__PROMPT__: Omit the pictures and print exactly the lines of the listing below, starting at the first and ending at the line containing "4.94e5, 4.93e5, 4.92e5, 4.90e5, 4.82e5, 4.73e5, 4.63e5]".

►

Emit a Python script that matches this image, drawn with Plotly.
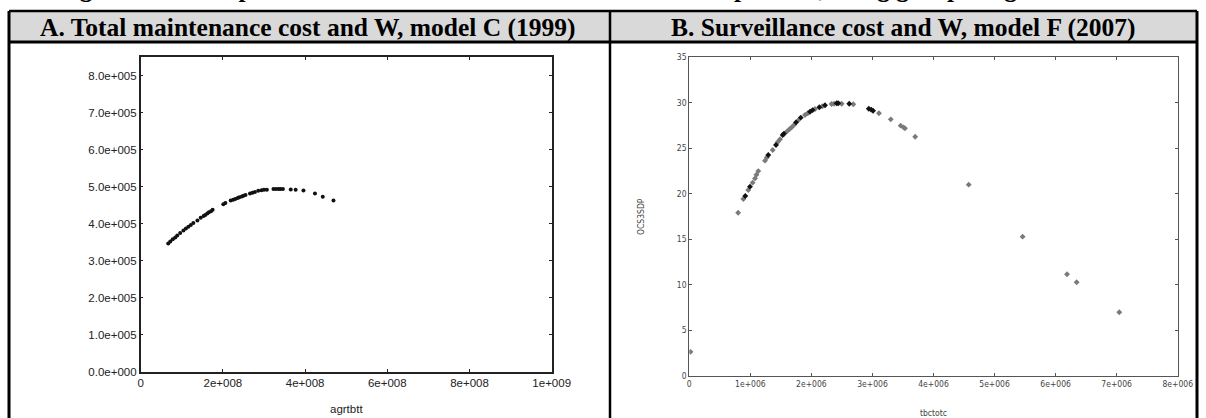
import plotly.graph_objects as go

W, H = 1206, 418

# ---------- data ----------
# Panel A: agrtbtt (x) vs total maintenance cost W (y)
a_x = [0.67e8, 0.72e8, 0.78e8, 0.84e8, 0.89e8, 0.96e8, 1.04e8, 1.10e8, 1.16e8, 1.22e8,
       1.28e8, 1.38e8, 1.46e8, 1.53e8, 1.57e8, 1.62e8, 1.66e8, 1.71e8, 1.75e8, 2.01e8,
       2.06e8, 2.19e8, 2.25e8, 2.30e8, 2.36e8, 2.40e8, 2.46e8, 2.50e8, 2.55e8, 2.66e8,
       2.72e8, 2.78e8, 2.86e8, 2.94e8, 3.00e8, 3.07e8, 3.23e8, 3.29e8, 3.35e8, 3.40e8,
       3.46e8, 3.65e8, 3.77e8, 3.96e8, 4.24e8, 4.43e8, 4.69e8]
a_y = [3.47e5, 3.52e5, 3.58e5, 3.63e5, 3.68e5, 3.75e5, 3.82e5, 3.87e5, 3.92e5, 3.97e5,
       4.02e5, 4.09e5, 4.16e5, 4.21e5, 4.24e5, 4.28e5, 4.31e5, 4.34e5, 4.38e5, 4.53e5,
       4.56e5, 4.63e5, 4.65e5, 4.67e5, 4.70e5, 4.72e5, 4.74e5, 4.76e5, 4.78e5, 4.82e5,
       4.84e5, 4.86e5, 4.89e5, 4.91e5, 4.92e5, 4.92e5, 4.94e5, 4.94e5, 4.94e5, 4.94e5,
       4.94e5, 4.93e5, 4.92e5, 4.90e5, 4.82e5, 4.73e5, 4.63e5]

# Panel B: tbctotc (x) vs OCS3SDP (y), two marker shades
b_gray_x = [0.02e6, 0.80e6, 0.885e6, 0.966e6, 1.038e6, 1.076e6, 1.10e6, 1.13e6, 1.24e6, 1.27e6,
            1.366e6, 1.45e6, 1.486e6, 1.595e6, 1.64e6, 1.677e6, 1.72e6, 1.78e6, 1.895e6, 1.94e6,
            2.059e6, 2.18e6, 2.33e6, 2.37e6, 2.496e6, 2.686e6, 3.107e6, 3.30e6, 3.462e6, 3.51e6,
            3.533e6, 3.70e6, 4.577e6, 5.46e6, 6.187e6, 6.345e6, 7.043e6]
b_gray_y = [2.65, 17.93, 19.44, 20.43, 21.23, 21.7, 22.1, 22.5, 23.65, 24.0,
            24.82, 25.7, 26.0, 26.83, 27.1, 27.31, 27.6, 28.05, 28.66, 28.85,
            29.32, 29.62, 29.87, 29.9, 29.90, 29.84, 28.85, 28.19, 27.49, 27.3,
            27.20, 26.28, 21.01, 15.3, 11.17, 10.29, 7.0]
b_black_x = [0.917e6, 0.994e6, 1.294e6, 1.42e6, 1.53e6, 1.55e6, 1.748e6, 1.825e6, 1.977e6,
             2.02e6, 2.13e6, 2.223e6, 2.414e6, 2.44e6, 2.62e6, 2.94e6, 2.98e6, 3.01e6]
b_black_y = [19.77, 20.79, 24.27, 25.37, 26.47, 26.6, 27.86, 28.37, 29.02,
             29.2, 29.51, 29.73, 29.95, 29.95, 29.90, 29.35, 29.25, 29.13]

# tick labels
a_xtick_vals = [0, 2e8, 4e8, 6e8, 8e8, 1e9]
a_xtick_text = ["0", "2e+008", "4e+008", "6e+008", "8e+008", "1e+009"]
a_ytick_vals = [0, 1e5, 2e5, 3e5, 4e5, 5e5, 6e5, 7e5, 8e5]
a_ytick_text = ["0.0e+000", "1.0e+005", "2.0e+005", "3.0e+005", "4.0e+005",
                "5.0e+005", "6.0e+005", "7.0e+005", "8.0e+005"]
b_xtick_vals = [0, 1e6, 2e6, 3e6, 4e6, 5e6, 6e6, 7e6, 8e6]
b_xtick_text = ["0", "1e+006", "2e+006", "3e+006", "4e+006", "5e+006", "6e+006", "7e+006", "8e+006"]
b_ytick_vals = [0, 5, 10, 15, 20, 25, 30, 35]
b_ytick_text = ["0", "5", "10", "15", "20", "25", "30", "35"]

header_a = "A. Total maintenance cost and W, model C (1999)"
header_b = "B. Surveillance cost and W, model F (2007)"
top_caption = "Figure 4. Scatterplots of W and selected maintenance cost components, using group weights"


def px(x):
    return x / W


def py(y):
    return 1 - y / H


fig = go.Figure()

fig.add_trace(go.Scatter(x=a_x, y=a_y, mode="markers", xaxis="x", yaxis="y",
                         marker=dict(color="#111111", size=4, symbol="circle"),
                         showlegend=False))
fig.add_trace(go.Scatter(x=b_gray_x, y=b_gray_y, mode="markers", xaxis="x2", yaxis="y2",
                         marker=dict(color="#7a7a7a", size=4.5, symbol="diamond"),
                         showlegend=False))
fig.add_trace(go.Scatter(x=b_black_x, y=b_black_y, mode="markers", xaxis="x2", yaxis="y2",
                         marker=dict(color="#111111", size=4.5, symbol="diamond"),
                         showlegend=False))

fontA = dict(family="Liberation Sans, Arial, sans-serif", size=11.5, color="#222222")
fontB = dict(family="DejaVu Sans Condensed, Liberation Sans, sans-serif", size=8.5, color="#444444")

common_a = dict(showgrid=False, zeroline=False, ticks="inside", ticklen=3, mirror="ticks",
                showline=True, linecolor="#222222", linewidth=1.5, tickcolor="#222222",
                tickfont=fontA, tickmode="array", automargin=False)
common_b = dict(showgrid=False, zeroline=False, ticks="inside", ticklen=3, mirror="ticks",
                showline=True, linecolor="#555555", linewidth=1, tickcolor="#555555",
                tickfont=fontB, tickmode="array", automargin=False)

fig.update_layout(
    width=W, height=H, autosize=False,
    margin=dict(l=0, r=0, t=0, b=0, pad=0, autoexpand=False),
    paper_bgcolor="white", plot_bgcolor="white",
    xaxis=dict(domain=[px(140.7), px(551.7)], range=[0, 1e9], anchor="y",
               tickvals=a_xtick_vals, ticktext=a_xtick_text, **common_a),
    yaxis=dict(domain=[py(371.7), py(57)], range=[0, 8.51e5], anchor="x",
               tickvals=a_ytick_vals, ticktext=a_ytick_text, **common_a),
    xaxis2=dict(domain=[px(689.3), px(1177.7)], range=[0, 8e6], anchor="y2",
                tickvals=b_xtick_vals, ticktext=b_xtick_text, **common_b),
    yaxis2=dict(domain=[py(376), py(57.3)], range=[0, 35], anchor="x2",
                tickvals=b_ytick_vals, ticktext=b_ytick_text, **common_b),
)

# table frame
shapes = []
shapes.append(dict(type="rect", xref="paper", yref="paper", x0=px(9), x1=px(1197),
                   y0=py(42), y1=py(11), fillcolor="#d9d9d9", line=dict(width=0), layer="below"))
for (x0, y0, x1, y1, w) in [(9, 11, 1197, 11, 2.5), (9, 42, 1197, 42, 3),
                            (9, 11, 9, 418, 3), (1197, 11, 1197, 418, 3),
                            (610, 11, 610, 418, 2.5)]:
    shapes.append(dict(type="line", xref="paper", yref="paper", x0=px(x0), x1=px(x1),
                       y0=py(y0), y1=py(y1), line=dict(color="black", width=w)))
fig.update_layout(shapes=shapes)

hfont = dict(family="Liberation Serif, Times New Roman, serif", size=25.5, color="black")
ann = [
    dict(text="<b>" + header_a + "</b>", x=px(308), y=py(27), xref="paper", yref="paper",
         showarrow=False, font=hfont, xanchor="center", yanchor="middle"),
    dict(text="<b>" + header_b + "</b>", x=px(903), y=py(27), xref="paper", yref="paper",
         showarrow=False, font=hfont, xanchor="center", yanchor="middle"),
    dict(text="<b>" + top_caption + "</b>", x=px(55), y=py(-11), xref="paper", yref="paper",
         showarrow=False, font=hfont, xanchor="left", yanchor="middle"),
    dict(text="agrtbtt", x=px(346), y=py(409), xref="paper", yref="paper",
         showarrow=False, font=dict(family="Liberation Sans, Arial, sans-serif", size=11.5, color="#222222"),
         xanchor="center", yanchor="middle"),
    dict(text="tbctotc", x=px(933.5), y=py(413), xref="paper", yref="paper",
         showarrow=False, font=fontB, xanchor="center", yanchor="middle"),
    dict(text="OCS3SDP", x=px(641.5), y=py(216.5), xref="paper", yref="paper",
         showarrow=False, font=fontB, textangle=-90, xanchor="center", yanchor="middle"),
]
fig.update_layout(annotations=ann)

fig.write_html(
    "out.html", config={"displayModeBar": False},
    post_script=("document.body.style.margin='0px';"
                 "document.body.style.overflow='hidden';"
                 "document.documentElement.style.overflow='hidden';"))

◄

__WRITTEN RESPONSE__:
Emit a Python script that matches this image, drawn with Plotly.
import plotly.graph_objects as go

W, H = 1206, 418

# ---------- data ----------
# Panel A: agrtbtt (x) vs total maintenance cost W (y)
a_x = [0.67e8, 0.72e8, 0.78e8, 0.84e8, 0.89e8, 0.96e8, 1.04e8, 1.10e8, 1.16e8, 1.22e8,
       1.28e8, 1.38e8, 1.46e8, 1.53e8, 1.57e8, 1.62e8, 1.66e8, 1.71e8, 1.75e8, 2.01e8,
       2.06e8, 2.19e8, 2.25e8, 2.30e8, 2.36e8, 2.40e8, 2.46e8, 2.50e8, 2.55e8, 2.66e8,
       2.72e8, 2.78e8, 2.86e8, 2.94e8, 3.00e8, 3.07e8, 3.23e8, 3.29e8, 3.35e8, 3.40e8,
       3.46e8, 3.65e8, 3.77e8, 3.96e8, 4.24e8, 4.43e8, 4.69e8]
a_y = [3.47e5, 3.52e5, 3.58e5, 3.63e5, 3.68e5, 3.75e5, 3.82e5, 3.87e5, 3.92e5, 3.97e5,
       4.02e5, 4.09e5, 4.16e5, 4.21e5, 4.24e5, 4.28e5, 4.31e5, 4.34e5, 4.38e5, 4.53e5,
       4.56e5, 4.63e5, 4.65e5, 4.67e5, 4.70e5, 4.72e5, 4.74e5, 4.76e5, 4.78e5, 4.82e5,
       4.84e5, 4.86e5, 4.89e5, 4.91e5, 4.92e5, 4.92e5, 4.94e5, 4.94e5, 4.94e5, 4.94e5,
       4.94e5, 4.93e5, 4.92e5, 4.90e5, 4.82e5, 4.73e5, 4.63e5]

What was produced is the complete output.